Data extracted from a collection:
......
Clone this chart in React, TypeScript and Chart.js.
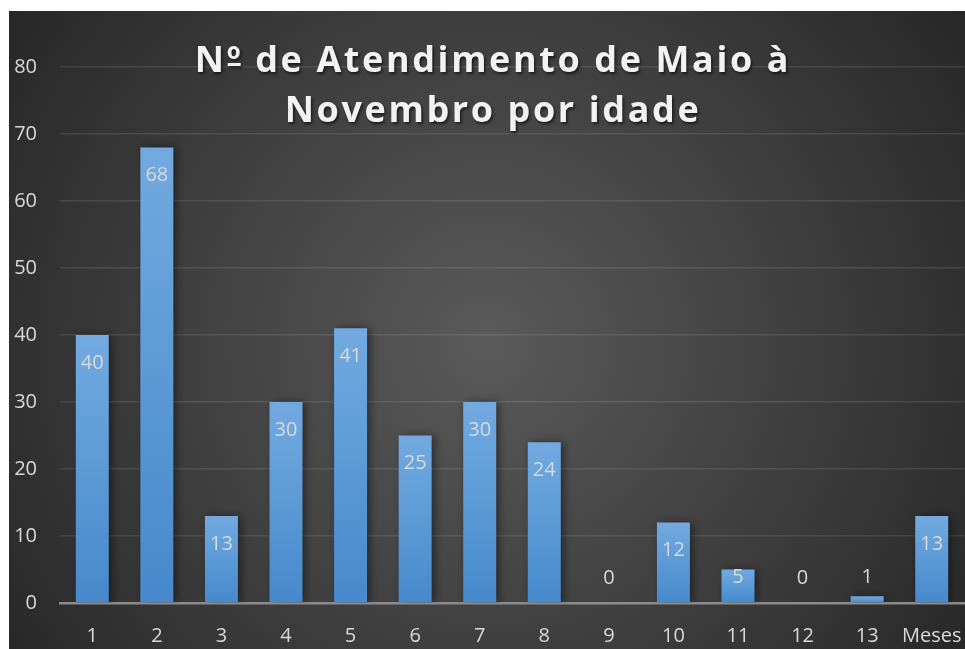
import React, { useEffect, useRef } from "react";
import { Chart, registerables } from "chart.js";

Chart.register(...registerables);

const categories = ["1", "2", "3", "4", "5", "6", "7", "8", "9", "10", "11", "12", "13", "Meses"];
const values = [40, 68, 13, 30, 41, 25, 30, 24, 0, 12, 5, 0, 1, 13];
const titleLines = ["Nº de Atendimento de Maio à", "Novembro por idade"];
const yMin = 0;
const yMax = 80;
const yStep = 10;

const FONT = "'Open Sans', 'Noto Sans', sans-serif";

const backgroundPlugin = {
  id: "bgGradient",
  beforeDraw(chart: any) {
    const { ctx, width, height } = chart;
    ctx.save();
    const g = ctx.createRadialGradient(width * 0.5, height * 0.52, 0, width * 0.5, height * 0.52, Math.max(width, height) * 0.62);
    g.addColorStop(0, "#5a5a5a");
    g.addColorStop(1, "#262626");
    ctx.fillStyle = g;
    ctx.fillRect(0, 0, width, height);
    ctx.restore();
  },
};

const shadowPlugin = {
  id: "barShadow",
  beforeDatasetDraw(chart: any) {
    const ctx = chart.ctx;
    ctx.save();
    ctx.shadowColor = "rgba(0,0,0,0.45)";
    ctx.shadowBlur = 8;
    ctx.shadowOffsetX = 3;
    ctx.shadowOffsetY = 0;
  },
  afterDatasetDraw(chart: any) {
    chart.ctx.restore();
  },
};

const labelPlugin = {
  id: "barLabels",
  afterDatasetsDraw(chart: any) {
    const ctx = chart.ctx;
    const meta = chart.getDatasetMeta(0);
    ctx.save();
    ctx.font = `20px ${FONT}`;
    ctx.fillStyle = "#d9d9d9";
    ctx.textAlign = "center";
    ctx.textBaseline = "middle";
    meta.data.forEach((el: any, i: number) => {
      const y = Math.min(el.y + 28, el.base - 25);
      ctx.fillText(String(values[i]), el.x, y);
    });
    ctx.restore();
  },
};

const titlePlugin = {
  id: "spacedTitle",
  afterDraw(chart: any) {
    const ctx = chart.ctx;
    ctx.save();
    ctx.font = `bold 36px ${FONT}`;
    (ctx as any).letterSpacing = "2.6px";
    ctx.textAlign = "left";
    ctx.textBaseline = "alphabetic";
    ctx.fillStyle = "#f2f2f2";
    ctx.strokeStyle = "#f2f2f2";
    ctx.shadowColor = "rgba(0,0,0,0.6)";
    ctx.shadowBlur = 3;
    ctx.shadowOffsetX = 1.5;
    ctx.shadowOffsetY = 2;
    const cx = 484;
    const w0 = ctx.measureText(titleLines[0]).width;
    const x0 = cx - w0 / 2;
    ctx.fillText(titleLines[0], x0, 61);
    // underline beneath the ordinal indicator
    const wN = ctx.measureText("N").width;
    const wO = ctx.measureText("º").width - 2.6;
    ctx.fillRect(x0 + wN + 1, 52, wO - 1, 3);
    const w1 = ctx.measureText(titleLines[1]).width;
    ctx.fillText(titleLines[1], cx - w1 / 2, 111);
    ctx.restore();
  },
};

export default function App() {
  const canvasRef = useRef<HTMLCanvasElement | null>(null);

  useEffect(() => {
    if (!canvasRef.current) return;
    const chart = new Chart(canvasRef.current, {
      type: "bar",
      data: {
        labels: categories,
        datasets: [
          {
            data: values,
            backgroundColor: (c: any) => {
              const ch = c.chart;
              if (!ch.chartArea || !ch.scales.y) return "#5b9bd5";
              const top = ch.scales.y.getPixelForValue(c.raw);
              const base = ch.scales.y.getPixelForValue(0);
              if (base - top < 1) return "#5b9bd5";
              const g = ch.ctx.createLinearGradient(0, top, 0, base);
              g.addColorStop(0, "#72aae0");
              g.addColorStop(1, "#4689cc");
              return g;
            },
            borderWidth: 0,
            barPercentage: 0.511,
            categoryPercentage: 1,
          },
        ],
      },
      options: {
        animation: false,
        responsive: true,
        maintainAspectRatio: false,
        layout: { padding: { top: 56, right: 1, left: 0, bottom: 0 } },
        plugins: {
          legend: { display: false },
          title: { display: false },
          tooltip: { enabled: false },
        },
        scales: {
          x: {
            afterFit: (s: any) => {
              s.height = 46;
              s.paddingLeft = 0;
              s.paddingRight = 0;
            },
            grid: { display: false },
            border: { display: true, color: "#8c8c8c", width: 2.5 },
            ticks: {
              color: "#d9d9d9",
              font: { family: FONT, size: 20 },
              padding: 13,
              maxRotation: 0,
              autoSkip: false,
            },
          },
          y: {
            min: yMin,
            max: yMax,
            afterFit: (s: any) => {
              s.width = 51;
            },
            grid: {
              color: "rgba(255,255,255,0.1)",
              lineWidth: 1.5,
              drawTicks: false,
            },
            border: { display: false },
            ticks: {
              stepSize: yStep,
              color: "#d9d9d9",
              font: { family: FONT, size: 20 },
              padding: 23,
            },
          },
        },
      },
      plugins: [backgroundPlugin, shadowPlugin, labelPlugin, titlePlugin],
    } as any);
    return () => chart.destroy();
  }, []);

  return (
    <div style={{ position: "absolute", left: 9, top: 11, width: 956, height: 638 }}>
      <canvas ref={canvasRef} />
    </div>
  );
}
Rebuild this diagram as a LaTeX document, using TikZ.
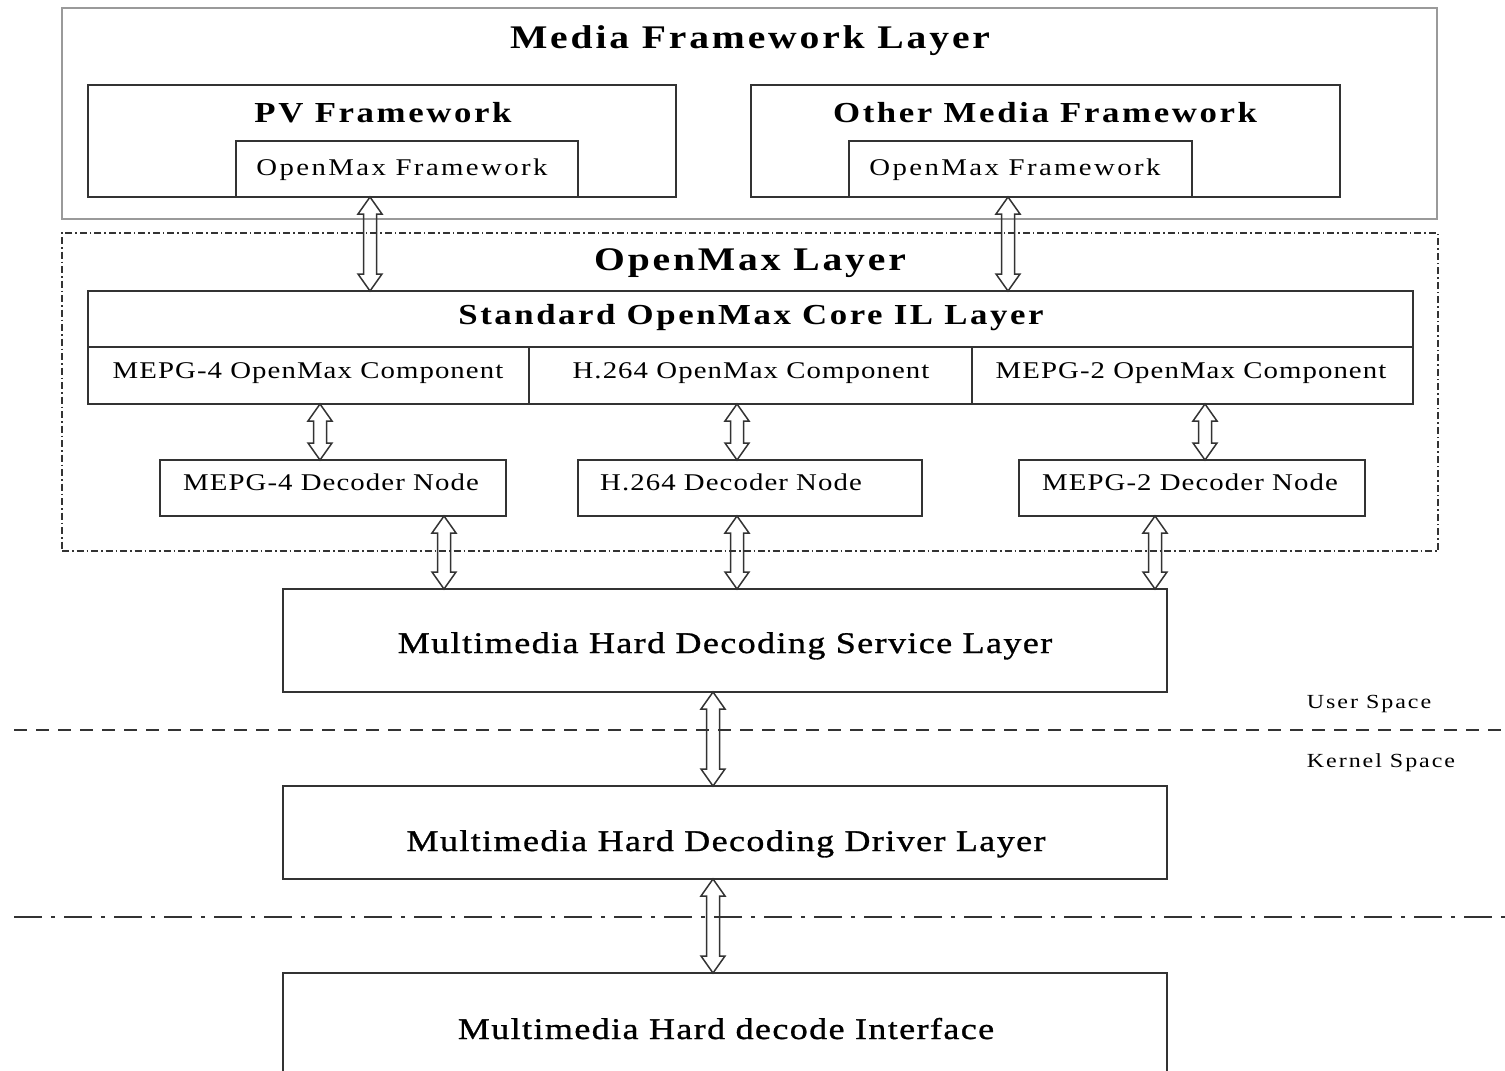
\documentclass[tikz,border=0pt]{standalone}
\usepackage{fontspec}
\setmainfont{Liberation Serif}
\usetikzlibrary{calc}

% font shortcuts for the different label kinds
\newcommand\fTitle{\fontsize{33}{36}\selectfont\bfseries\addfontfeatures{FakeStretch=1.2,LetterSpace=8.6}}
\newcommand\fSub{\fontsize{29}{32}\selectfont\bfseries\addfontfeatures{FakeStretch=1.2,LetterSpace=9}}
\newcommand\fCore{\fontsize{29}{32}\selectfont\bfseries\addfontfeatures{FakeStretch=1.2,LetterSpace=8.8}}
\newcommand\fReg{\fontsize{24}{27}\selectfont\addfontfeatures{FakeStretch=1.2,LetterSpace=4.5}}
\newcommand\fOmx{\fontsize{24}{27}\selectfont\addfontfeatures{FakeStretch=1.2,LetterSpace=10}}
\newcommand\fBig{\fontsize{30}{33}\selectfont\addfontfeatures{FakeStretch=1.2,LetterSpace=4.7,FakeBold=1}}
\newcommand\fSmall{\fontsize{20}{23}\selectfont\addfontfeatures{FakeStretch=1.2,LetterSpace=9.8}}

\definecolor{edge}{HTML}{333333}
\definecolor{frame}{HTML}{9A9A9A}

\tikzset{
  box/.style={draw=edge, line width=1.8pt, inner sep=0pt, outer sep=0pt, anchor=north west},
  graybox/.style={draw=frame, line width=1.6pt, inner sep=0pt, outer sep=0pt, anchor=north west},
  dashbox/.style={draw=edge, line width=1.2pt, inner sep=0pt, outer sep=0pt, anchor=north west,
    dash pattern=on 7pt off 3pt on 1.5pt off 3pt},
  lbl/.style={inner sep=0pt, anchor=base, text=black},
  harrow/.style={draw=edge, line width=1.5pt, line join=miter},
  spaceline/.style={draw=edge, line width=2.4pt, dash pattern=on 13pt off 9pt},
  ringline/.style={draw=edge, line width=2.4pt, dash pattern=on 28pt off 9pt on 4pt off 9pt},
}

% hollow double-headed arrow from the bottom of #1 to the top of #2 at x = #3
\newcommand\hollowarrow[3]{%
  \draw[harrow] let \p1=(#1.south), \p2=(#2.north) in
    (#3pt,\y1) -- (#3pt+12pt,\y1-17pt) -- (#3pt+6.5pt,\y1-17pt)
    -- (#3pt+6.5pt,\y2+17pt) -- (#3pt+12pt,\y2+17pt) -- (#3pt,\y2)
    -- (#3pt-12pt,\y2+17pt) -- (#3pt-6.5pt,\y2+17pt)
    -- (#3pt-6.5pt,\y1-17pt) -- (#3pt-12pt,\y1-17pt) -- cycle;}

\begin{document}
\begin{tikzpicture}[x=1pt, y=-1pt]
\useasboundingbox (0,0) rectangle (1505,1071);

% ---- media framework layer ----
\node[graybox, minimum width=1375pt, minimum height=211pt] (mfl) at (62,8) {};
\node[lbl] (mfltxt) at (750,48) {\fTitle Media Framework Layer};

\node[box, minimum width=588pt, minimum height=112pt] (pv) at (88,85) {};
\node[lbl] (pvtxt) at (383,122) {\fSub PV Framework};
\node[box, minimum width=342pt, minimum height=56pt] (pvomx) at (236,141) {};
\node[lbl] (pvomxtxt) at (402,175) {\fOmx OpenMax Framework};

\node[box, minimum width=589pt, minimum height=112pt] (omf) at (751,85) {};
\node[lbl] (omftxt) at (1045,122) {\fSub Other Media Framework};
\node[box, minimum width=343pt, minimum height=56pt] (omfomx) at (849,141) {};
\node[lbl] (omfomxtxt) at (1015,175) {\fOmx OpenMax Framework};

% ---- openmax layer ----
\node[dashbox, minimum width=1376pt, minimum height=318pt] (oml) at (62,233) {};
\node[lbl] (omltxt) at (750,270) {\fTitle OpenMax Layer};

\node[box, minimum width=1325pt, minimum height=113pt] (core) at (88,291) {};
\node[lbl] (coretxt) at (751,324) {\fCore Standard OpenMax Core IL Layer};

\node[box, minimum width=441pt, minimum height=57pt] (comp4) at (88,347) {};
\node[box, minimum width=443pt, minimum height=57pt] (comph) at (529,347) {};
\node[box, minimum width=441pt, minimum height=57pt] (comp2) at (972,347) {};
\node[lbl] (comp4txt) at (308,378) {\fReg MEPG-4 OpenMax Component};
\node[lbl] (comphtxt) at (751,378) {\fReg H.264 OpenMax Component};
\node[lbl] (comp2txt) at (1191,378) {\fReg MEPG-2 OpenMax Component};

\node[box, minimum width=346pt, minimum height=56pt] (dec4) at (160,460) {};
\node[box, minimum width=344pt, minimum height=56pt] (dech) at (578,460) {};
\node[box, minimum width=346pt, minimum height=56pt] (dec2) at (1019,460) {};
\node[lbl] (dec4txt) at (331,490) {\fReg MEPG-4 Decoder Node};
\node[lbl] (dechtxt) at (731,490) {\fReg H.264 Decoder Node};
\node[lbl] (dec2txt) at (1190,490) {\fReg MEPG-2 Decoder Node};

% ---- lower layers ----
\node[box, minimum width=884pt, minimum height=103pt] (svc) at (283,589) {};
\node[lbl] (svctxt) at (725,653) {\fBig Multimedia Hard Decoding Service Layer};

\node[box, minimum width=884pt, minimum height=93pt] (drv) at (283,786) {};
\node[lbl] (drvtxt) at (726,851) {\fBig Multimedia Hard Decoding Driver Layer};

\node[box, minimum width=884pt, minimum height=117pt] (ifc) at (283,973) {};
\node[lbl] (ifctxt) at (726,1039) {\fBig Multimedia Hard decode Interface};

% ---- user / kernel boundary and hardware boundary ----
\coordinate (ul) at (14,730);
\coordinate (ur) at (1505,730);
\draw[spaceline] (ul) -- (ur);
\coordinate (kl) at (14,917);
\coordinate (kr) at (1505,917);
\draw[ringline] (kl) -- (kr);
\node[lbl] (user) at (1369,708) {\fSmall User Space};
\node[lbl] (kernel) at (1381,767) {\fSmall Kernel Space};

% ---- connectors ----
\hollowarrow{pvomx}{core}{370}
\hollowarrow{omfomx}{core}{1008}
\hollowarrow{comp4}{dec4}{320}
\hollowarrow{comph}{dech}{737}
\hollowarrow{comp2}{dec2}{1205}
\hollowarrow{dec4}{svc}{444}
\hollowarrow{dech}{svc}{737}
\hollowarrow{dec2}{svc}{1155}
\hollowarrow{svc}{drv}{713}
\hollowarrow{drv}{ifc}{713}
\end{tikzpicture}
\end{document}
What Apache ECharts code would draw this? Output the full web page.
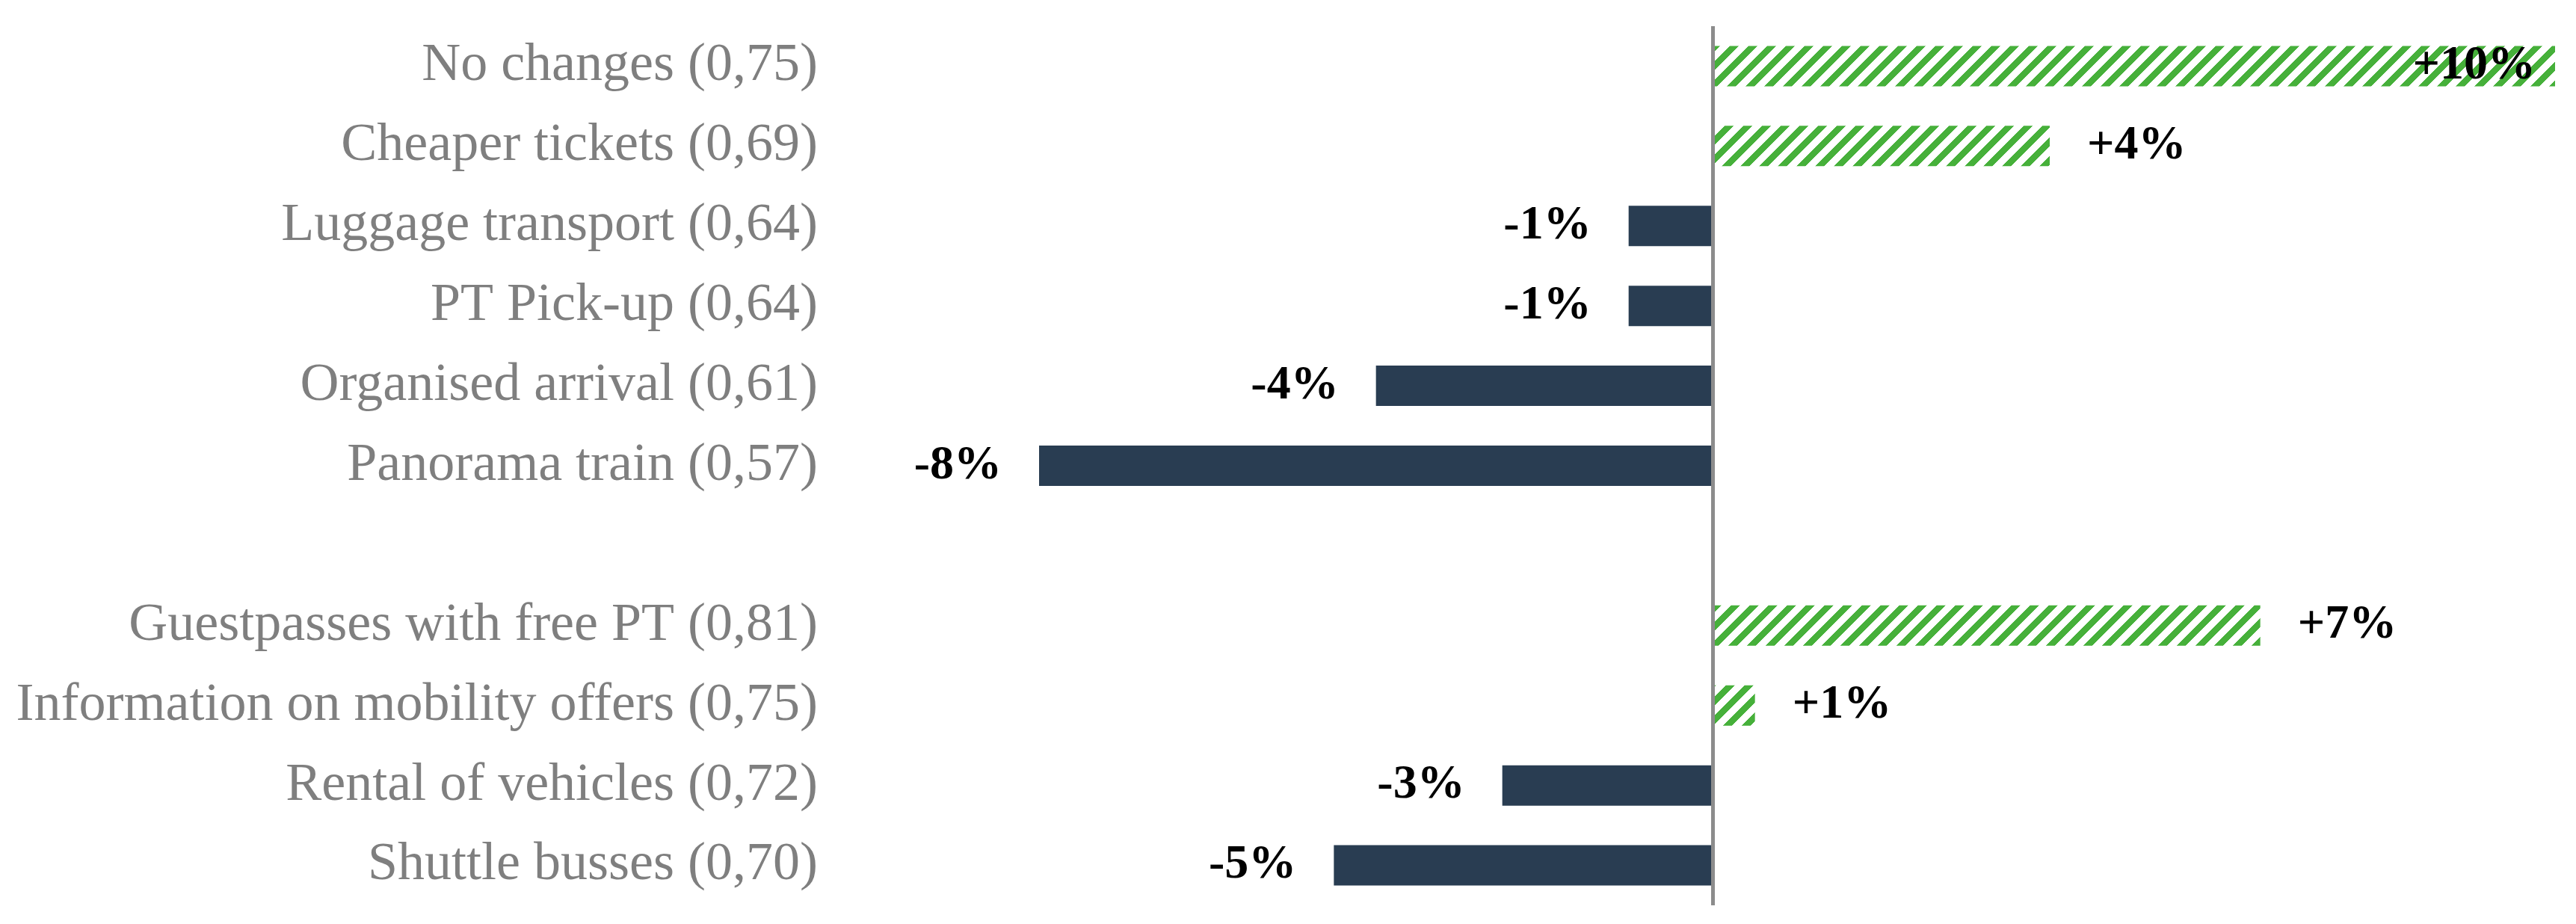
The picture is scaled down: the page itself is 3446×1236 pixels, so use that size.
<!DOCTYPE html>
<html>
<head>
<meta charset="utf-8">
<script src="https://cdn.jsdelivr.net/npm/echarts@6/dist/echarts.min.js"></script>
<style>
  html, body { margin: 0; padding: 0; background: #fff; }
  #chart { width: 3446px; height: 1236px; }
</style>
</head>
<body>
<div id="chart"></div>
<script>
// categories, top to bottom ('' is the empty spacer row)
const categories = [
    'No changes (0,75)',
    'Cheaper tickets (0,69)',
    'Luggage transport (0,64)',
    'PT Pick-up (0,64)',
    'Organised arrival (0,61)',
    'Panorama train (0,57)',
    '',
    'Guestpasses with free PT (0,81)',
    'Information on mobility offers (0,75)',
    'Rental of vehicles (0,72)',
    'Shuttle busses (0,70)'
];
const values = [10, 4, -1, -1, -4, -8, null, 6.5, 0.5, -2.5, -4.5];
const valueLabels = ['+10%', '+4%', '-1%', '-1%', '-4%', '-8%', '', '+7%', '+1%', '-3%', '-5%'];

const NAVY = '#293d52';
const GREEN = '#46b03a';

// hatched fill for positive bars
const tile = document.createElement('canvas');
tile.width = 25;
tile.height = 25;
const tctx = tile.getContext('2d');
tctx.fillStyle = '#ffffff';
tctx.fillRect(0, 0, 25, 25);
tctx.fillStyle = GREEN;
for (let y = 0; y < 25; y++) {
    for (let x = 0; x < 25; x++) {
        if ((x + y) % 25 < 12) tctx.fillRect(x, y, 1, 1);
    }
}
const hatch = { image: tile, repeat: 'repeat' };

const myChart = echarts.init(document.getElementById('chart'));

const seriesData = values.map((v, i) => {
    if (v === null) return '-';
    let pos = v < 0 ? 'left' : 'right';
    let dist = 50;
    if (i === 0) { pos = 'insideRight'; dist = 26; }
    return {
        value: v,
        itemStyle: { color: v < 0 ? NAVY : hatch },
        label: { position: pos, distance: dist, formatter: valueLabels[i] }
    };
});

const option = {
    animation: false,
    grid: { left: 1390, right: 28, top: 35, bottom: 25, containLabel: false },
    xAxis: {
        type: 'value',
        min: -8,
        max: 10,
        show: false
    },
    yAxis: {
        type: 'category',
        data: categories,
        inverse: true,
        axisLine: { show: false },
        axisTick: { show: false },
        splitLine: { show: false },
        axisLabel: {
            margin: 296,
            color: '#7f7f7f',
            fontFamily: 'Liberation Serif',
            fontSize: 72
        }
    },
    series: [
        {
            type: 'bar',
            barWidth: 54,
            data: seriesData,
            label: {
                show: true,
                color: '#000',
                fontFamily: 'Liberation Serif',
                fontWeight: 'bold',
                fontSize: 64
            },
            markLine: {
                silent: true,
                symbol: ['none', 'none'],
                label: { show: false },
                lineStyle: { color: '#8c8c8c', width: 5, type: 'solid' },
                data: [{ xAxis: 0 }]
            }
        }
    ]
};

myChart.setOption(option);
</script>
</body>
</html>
......
Identify all lines in the records above with the word "this".

Correct response:
Clone this chart in React, TypeScript and Chart.js.
Rebuild this diagram as a LaTeX document, using TikZ.
What Apache ECharts code would draw this? Output the full web page.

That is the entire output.